Un « zombie des années 90 » : voilà comment la faille FREAK (pour Factoring attack on RSA-EXPORT Keys) est qualifiée par Nadia Heninger, cryptographe de l’université de Pennsylvanie qui, avec l’aide de l’INRIA en France et de quelques autres labos a mis au jour cette étrange vulnérabilité tout droit issue des temps anciens. Le gouvernement américain a un temps interdit l’exportation de produits comportant de trop fortes capacités de chiffrement des données; ces restrictions ont été levées à la fin des années 90, mais il se trouve que ces systèmes de chiffrement faible (à 512 bits, un standard considéré à l’époque comme assez fort) ont perduré et se retrouvent toujours dans la plupart des logiciels utilisés actuellement.

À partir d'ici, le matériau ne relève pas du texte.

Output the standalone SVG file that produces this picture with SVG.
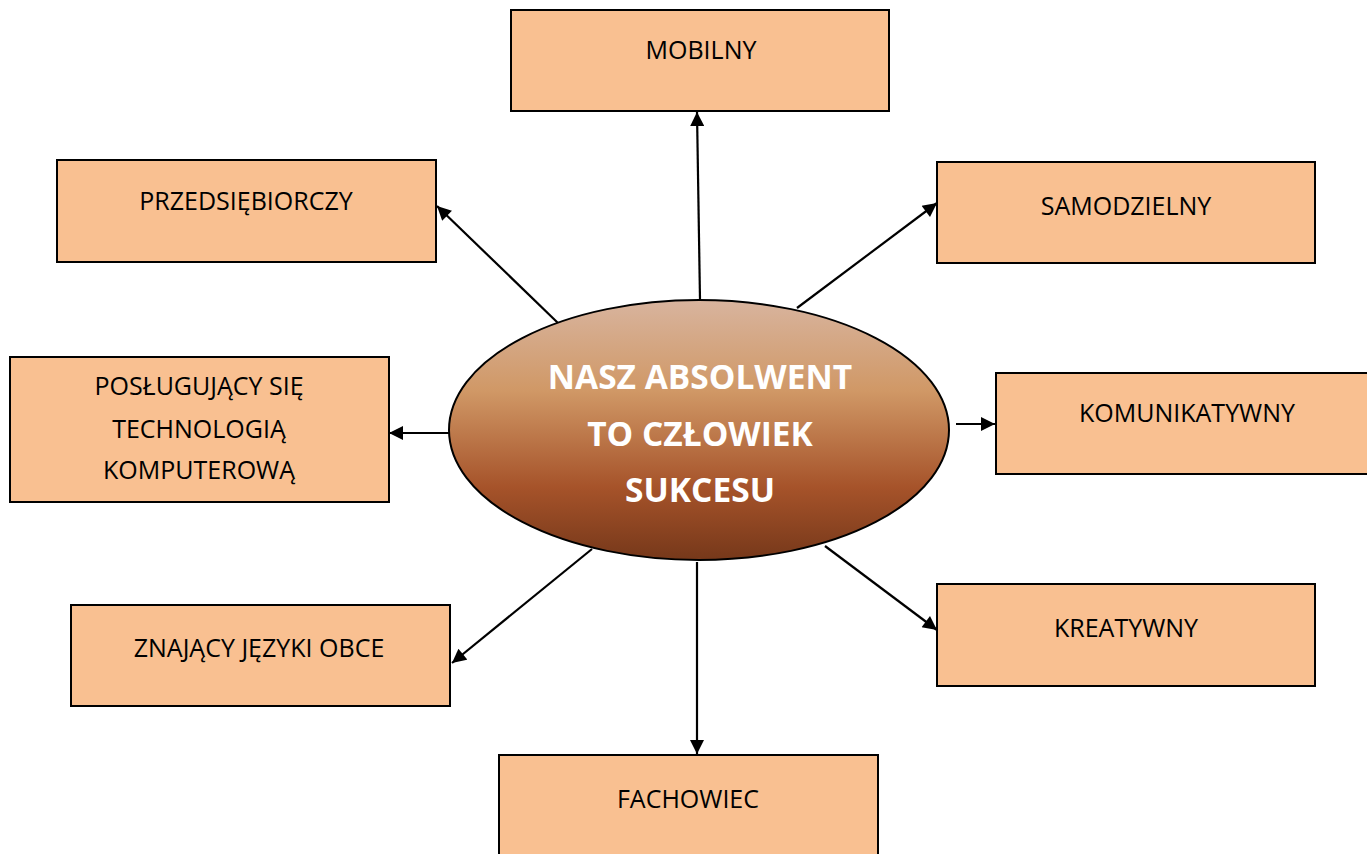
<svg xmlns="http://www.w3.org/2000/svg" width="1367" height="854" viewBox="0 0 1367 854">
<defs>
<linearGradient id="eg" x1="0" y1="0" x2="0" y2="1">
<stop offset="0" stop-color="#d8b49e"/>
<stop offset="0.35" stop-color="#d09866"/>
<stop offset="0.72" stop-color="#a6532a"/>
<stop offset="1" stop-color="#76381a"/>
</linearGradient>
<marker id="ah" viewBox="0 0 10 10" refX="10" refY="5" markerWidth="15" markerHeight="14" markerUnits="userSpaceOnUse" orient="auto">
<path d="M0,0 L10,5 L0,10 Z" fill="#000"/>
</marker>
<style>
.box{fill:#f9c091;stroke:#000;stroke-width:2}
.lbl{font-family:"Open Sans","Liberation Sans",sans-serif;font-size:25px;fill:#000;text-anchor:middle}
.ctr{font-family:"Open Sans","Liberation Sans",sans-serif;font-size:33.5px;font-weight:bold;fill:#fff;text-anchor:middle}
.con line{stroke:#000;stroke-width:2.2;marker-end:url(#ah)}
</style>
</defs>
<rect width="1367" height="854" fill="#fff"/>
<g class="con" id="connectors">
<line x1="700" y1="300" x2="697" y2="112"/>
<line x1="558" y1="323" x2="437" y2="206"/>
<line x1="797" y1="308" x2="937" y2="203"/>
<line x1="449" y1="433" x2="389" y2="433"/>
<line x1="956" y1="424" x2="995" y2="424"/>
<line x1="592" y1="549" x2="452" y2="663"/>
<line x1="825" y1="546" x2="937" y2="630"/>
<line x1="697" y1="562" x2="697" y2="754"/>
</g>
<g id="center">
<ellipse cx="699" cy="430" rx="250" ry="130" fill="url(#eg)" stroke="#000" stroke-width="2"/>
<text class="ctr" x="700" y="389">NASZ ABSOLWENT</text>
<text class="ctr" x="700" y="446">TO CZŁOWIEK</text>
<text class="ctr" x="700" y="502">SUKCESU</text>
</g>
<g id="mobilny"><rect class="box" x="511" y="10" width="378" height="101"/><text class="lbl" x="701" y="59">MOBILNY</text></g>
<g id="przedsiebiorczy"><rect class="box" x="57" y="160" width="379" height="102"/><text class="lbl" x="246" y="210">PRZEDSIĘBIORCZY</text></g>
<g id="samodzielny"><rect class="box" x="937" y="162" width="378" height="101"/><text class="lbl" x="1126" y="215">SAMODZIELNY</text></g>
<g id="poslugujacy"><rect class="box" x="10" y="357" width="379" height="145"/>
<text class="lbl" x="199" y="395">POSŁUGUJĄCY SIĘ</text>
<text class="lbl" x="199" y="438">TECHNOLOGIĄ</text>
<text class="lbl" x="199" y="479">KOMPUTEROWĄ</text></g>
<g id="komunikatywny"><rect class="box" x="996" y="373" width="380" height="101"/><text class="lbl" x="1187" y="422">KOMUNIKATYWNY</text></g>
<g id="znajacy"><rect class="box" x="71" y="605" width="379" height="101"/><text class="lbl" x="259" y="657">ZNAJĄCY JĘZYKI OBCE</text></g>
<g id="kreatywny"><rect class="box" x="937" y="584" width="378" height="102"/><text class="lbl" x="1126" y="637">KREATYWNY</text></g>
<g id="fachowiec"><rect class="box" x="499" y="755" width="379" height="110"/><text class="lbl" x="688" y="808">FACHOWIEC</text></g>
</svg>
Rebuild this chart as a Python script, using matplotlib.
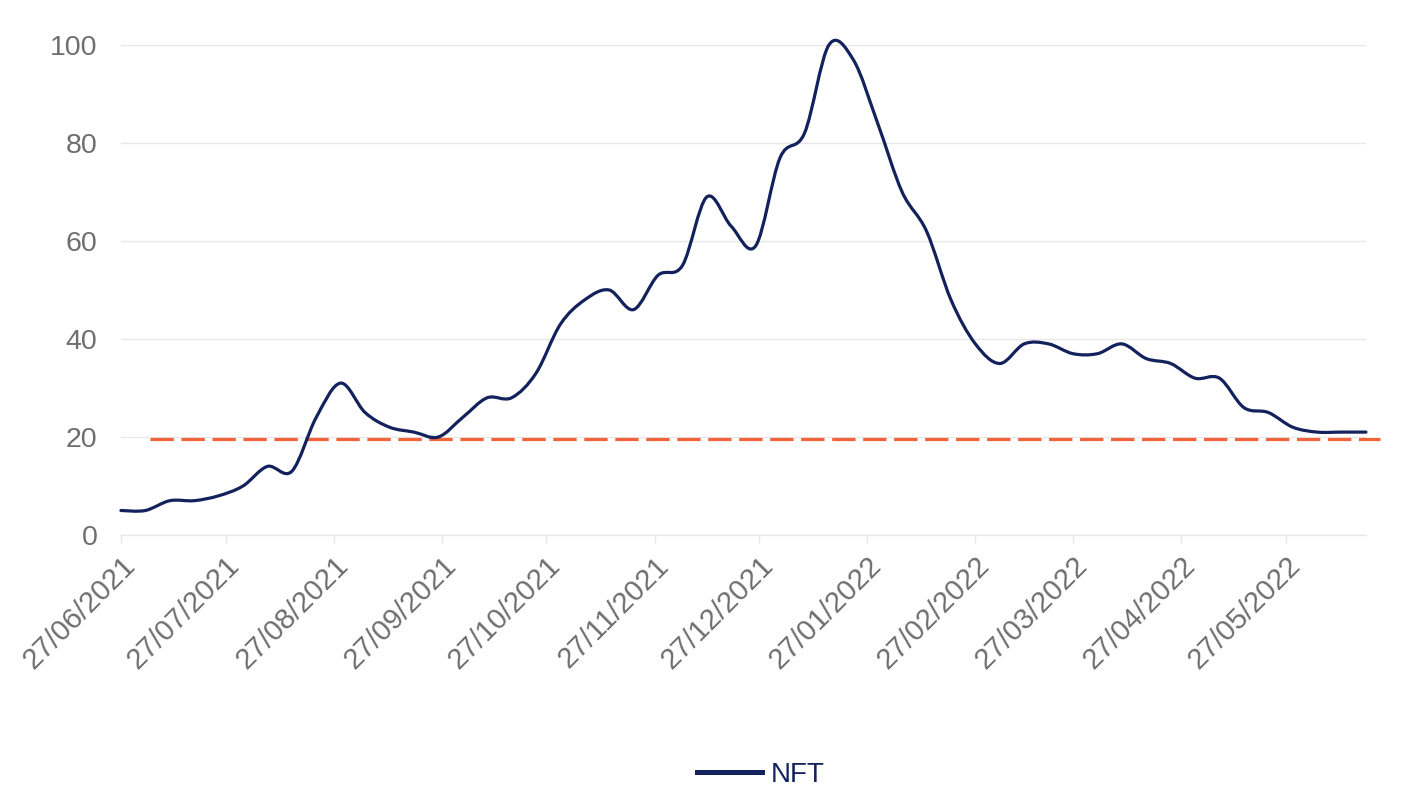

Les utilisateurs de produits Apple et Google sont notamment concernés par cette faille particulièrement problématique, qui permet à des pirates de jouer la partition de « l’homme du milieu » entre les internautes et les serveurs de sites web normalement sécurisés, comme Whitehouse.gov ou NSA.gov. Les chercheurs en sécurité ont pu « forcer » les navigateurs à exploiter cet antédiluvien système de chiffrement, puis à le craquer en moins de 7 heures, en utilisant des ordinateurs utilisant les services d’Amazon Web : le résultat est que des hackers malintentionnés auraient, par cette méthode, un accès complet à des données sensibles : identifiants, mots de passe…
« Nous pensions bien sûr que les gens avaient cessé d’utiliser [ce système] », explique Karthikeyan Bhargavan de l’INRIA, un des premiers labos ayant débusqué la faille. Le problème est de taille et potentiellement dévastateur : plus d’un tiers des sites chiffrés (dont ceux qui arborent une icône de cadenas synonyme de protection SSL) seraient vulnérables aux attaques — distributeurs, services financiers, sites de presse… 5 millions de sites web, sur les 14 millions et quelques qui sont chiffrés sont susceptibles d’être frappés.
La riposte ne s’est heureusement pas fait attendre : Akamai a déclaré qu’il avait tenté d’« atténuer » le problème; plusieurs sites ont rehaussé leur sécurité, à l’instar de FBI.gov et Whitehouse.gov (ironiquement, NSA.gov reste vulnérable…). Si le moteur de recherche de Google et la version de bureau de Chrome ne sont pas sujets à la faille FREAK, ce n’est pas le cas de la déclinaison mobile du butineur. Enfin, Apple a fait savoir, par la voix de sa porte-parole Trudy Miller, qu’un correctif était en préparation et qu’il sera disponible la semaine prochaine pour les Mac et ses terminaux mobiles.